I am 16, and have recently met a girl I really liked with a group of other people. Inevitably, due to the fact that I am very shy, I could not summon up the courage to talk to her. I have managed to get her MSN adress from a friend, but have no idea how to start a conversation with her. any advice is much appreciated.


----------



## SadGirl (Nov 16, 2005)

You are only 16, its normal, dont worry about it, just be you, my friend likes shy guys and she is very nice and cute, she ended up marrying a shy guy and she loves him for who he is...so just dont worry bout it -k-......just be you....how should you start a convo? How about..."Hi"

feel free to pm me if you want


----------



## David Baxter PhD (Nov 17, 2005)

When you can't think of anything to say, it's often helpful to ask the other person something about her...

If you start by saying something like, "Hi... we sort of met the other day at ____ with a group of people. How are you doing?" ... Ask her about other people in the group... how she met them, how long she's known them... what does she do? is she in school? working? things like that... people are often happy to talk about themselves as long as you aren't overly prying.

And don't forget she'll be part of that conversation too... it won't only be you typing.


----------



## tammys (Nov 18, 2005)

Hi itsovernow,

Where did the two of you meet?  Perhaps you can use that as a common interest to start the conversation... the best advice I can give, is to be yourself.  Let her know that you would like to get to know her more!

It sounds simple, but the best way to start the conversation would be.. "hi".

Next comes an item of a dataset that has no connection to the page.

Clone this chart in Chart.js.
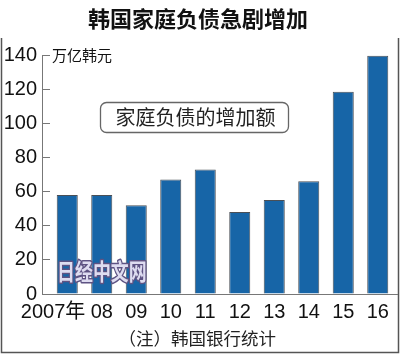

Once you do that... respond to what she says... ask her questions.

Hope that helps!


----------



## Eunoia (Nov 19, 2005)

I'd agree that the best thing you can do is just be yourself... and go for it. It'll probably be asier over msn for you anyways, so in a way at least you don't have to worry about sounding nervous or blushing etc... right??? msn allows you to be funny to, ie, you can type something and then insert some fun emoticon etc... she'll also feel less nervous and you guys will be in a conversation w/in a matter of seconds... however, the trick is to sustain the conversation, so to keep it going you could do what was already suggested: talk about how you met, your friends, her friends, what you have to do the next day, what you did today, about a class, work, about a hobby.... anything really as long as she can respond.... if she's interested she will ask questions too and give you more than y/n answers... good luck!


----------



## kant (Nov 19, 2005)

There are four things that can never go wrong with a girl.
1) ask her about her family 
2) say something about who beautiful she looks
3) say something nice about her shoes.
4) never interrupt her when she talks.


----------